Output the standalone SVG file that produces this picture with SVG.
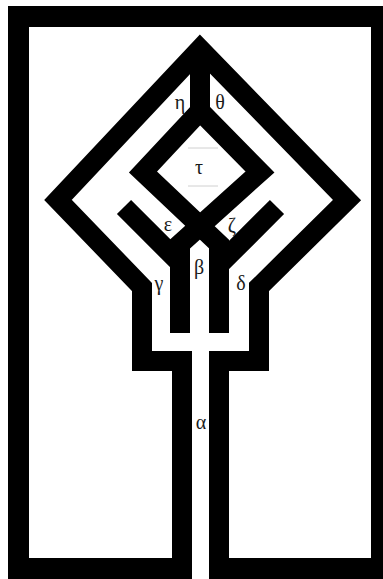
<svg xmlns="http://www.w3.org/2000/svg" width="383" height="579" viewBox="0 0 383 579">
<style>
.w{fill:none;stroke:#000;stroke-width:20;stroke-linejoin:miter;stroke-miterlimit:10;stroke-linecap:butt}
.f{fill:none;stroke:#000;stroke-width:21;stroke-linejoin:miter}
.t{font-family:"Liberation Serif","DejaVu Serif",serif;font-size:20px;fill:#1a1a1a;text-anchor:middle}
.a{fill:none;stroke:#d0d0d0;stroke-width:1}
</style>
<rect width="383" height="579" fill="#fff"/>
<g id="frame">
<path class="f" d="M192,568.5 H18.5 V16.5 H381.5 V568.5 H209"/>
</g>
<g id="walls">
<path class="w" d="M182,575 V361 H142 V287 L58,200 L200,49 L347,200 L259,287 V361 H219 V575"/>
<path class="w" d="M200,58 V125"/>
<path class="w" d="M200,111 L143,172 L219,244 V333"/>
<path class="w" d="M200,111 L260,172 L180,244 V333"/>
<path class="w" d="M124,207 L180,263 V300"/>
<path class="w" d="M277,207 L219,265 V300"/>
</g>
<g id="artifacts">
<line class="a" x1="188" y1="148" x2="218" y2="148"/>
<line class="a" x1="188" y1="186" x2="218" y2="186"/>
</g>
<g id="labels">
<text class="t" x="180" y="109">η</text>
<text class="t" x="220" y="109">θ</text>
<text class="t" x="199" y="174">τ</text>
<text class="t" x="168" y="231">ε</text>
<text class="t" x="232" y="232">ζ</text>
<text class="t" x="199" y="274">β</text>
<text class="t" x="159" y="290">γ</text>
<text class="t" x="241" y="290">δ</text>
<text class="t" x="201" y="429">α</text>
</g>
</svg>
* * *
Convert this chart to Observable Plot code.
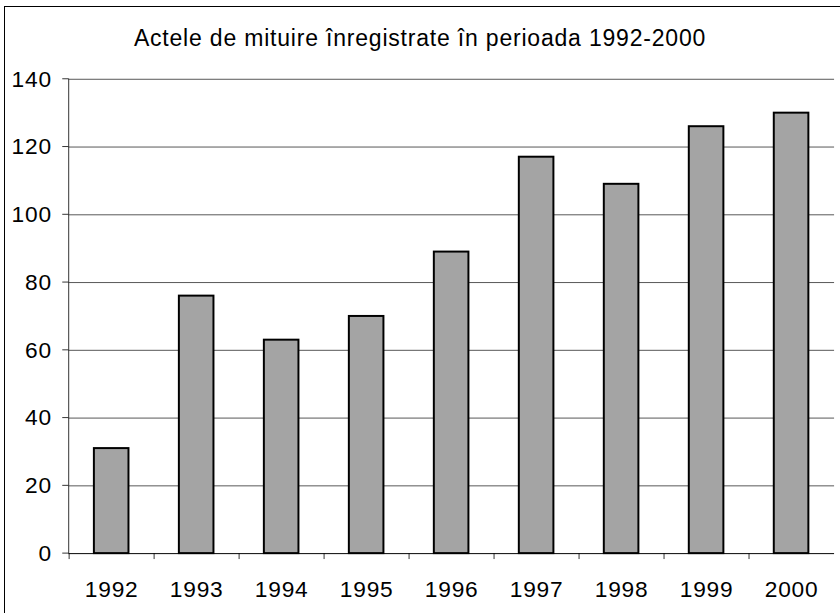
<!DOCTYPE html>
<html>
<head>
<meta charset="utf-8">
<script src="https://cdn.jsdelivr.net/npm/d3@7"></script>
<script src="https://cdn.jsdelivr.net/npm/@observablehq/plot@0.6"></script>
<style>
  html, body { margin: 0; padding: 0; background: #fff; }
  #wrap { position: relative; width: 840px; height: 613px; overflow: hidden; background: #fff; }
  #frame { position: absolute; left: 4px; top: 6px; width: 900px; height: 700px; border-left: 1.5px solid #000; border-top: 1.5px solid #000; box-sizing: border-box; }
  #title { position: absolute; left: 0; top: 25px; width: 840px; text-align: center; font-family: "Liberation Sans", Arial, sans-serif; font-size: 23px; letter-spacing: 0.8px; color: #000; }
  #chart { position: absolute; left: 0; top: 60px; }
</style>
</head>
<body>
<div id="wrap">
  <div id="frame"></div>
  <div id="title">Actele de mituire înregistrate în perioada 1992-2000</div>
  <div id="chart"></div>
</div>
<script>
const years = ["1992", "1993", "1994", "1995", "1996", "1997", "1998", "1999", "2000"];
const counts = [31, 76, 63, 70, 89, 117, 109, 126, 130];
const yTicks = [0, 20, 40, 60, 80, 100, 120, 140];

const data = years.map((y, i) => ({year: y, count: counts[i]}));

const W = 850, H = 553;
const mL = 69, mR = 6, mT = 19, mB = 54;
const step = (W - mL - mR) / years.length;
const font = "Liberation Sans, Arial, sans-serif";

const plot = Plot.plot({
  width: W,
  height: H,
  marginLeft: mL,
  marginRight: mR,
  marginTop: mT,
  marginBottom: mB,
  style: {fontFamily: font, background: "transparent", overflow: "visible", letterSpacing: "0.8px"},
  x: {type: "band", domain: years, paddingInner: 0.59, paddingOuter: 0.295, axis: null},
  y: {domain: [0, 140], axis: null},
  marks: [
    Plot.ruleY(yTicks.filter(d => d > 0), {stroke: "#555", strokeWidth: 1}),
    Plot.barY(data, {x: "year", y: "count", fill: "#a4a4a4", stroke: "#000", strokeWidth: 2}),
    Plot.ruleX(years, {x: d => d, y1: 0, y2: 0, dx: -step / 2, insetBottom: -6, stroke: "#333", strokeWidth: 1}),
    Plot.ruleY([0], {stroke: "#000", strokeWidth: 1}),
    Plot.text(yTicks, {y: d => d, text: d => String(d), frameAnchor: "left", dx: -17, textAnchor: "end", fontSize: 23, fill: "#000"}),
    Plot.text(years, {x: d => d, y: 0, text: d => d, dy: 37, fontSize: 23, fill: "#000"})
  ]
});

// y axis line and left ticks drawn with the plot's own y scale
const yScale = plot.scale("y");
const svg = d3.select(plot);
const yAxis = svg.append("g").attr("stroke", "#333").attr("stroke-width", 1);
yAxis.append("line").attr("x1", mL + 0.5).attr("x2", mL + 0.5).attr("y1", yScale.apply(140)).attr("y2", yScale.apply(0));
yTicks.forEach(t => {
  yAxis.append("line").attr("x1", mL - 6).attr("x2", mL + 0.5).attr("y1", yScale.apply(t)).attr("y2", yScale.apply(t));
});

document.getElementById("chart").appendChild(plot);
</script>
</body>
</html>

▶ [Written instruction] Everything above from the line with "Convert this chart to Observable Plot code." through the line with "const data = years.map((y, i)" should be retyped exactly, and nothing else; omit pictures.

▶ [Solved exercise]
Convert this chart to Observable Plot code.
<!DOCTYPE html>
<html>
<head>
<meta charset="utf-8">
<script src="https://cdn.jsdelivr.net/npm/d3@7"></script>
<script src="https://cdn.jsdelivr.net/npm/@observablehq/plot@0.6"></script>
<style>
  html, body { margin: 0; padding: 0; background: #fff; }
  #wrap { position: relative; width: 840px; height: 613px; overflow: hidden; background: #fff; }
  #frame { position: absolute; left: 4px; top: 6px; width: 900px; height: 700px; border-left: 1.5px solid #000; border-top: 1.5px solid #000; box-sizing: border-box; }
  #title { position: absolute; left: 0; top: 25px; width: 840px; text-align: center; font-family: "Liberation Sans", Arial, sans-serif; font-size: 23px; letter-spacing: 0.8px; color: #000; }
  #chart { position: absolute; left: 0; top: 60px; }
</style>
</head>
<body>
<div id="wrap">
  <div id="frame"></div>
  <div id="title">Actele de mituire înregistrate în perioada 1992-2000</div>
  <div id="chart"></div>
</div>
<script>
const years = ["1992", "1993", "1994", "1995", "1996", "1997", "1998", "1999", "2000"];
const counts = [31, 76, 63, 70, 89, 117, 109, 126, 130];
const yTicks = [0, 20, 40, 60, 80, 100, 120, 140];

const data = years.map((y, i) => ({year: y, count: counts[i]}));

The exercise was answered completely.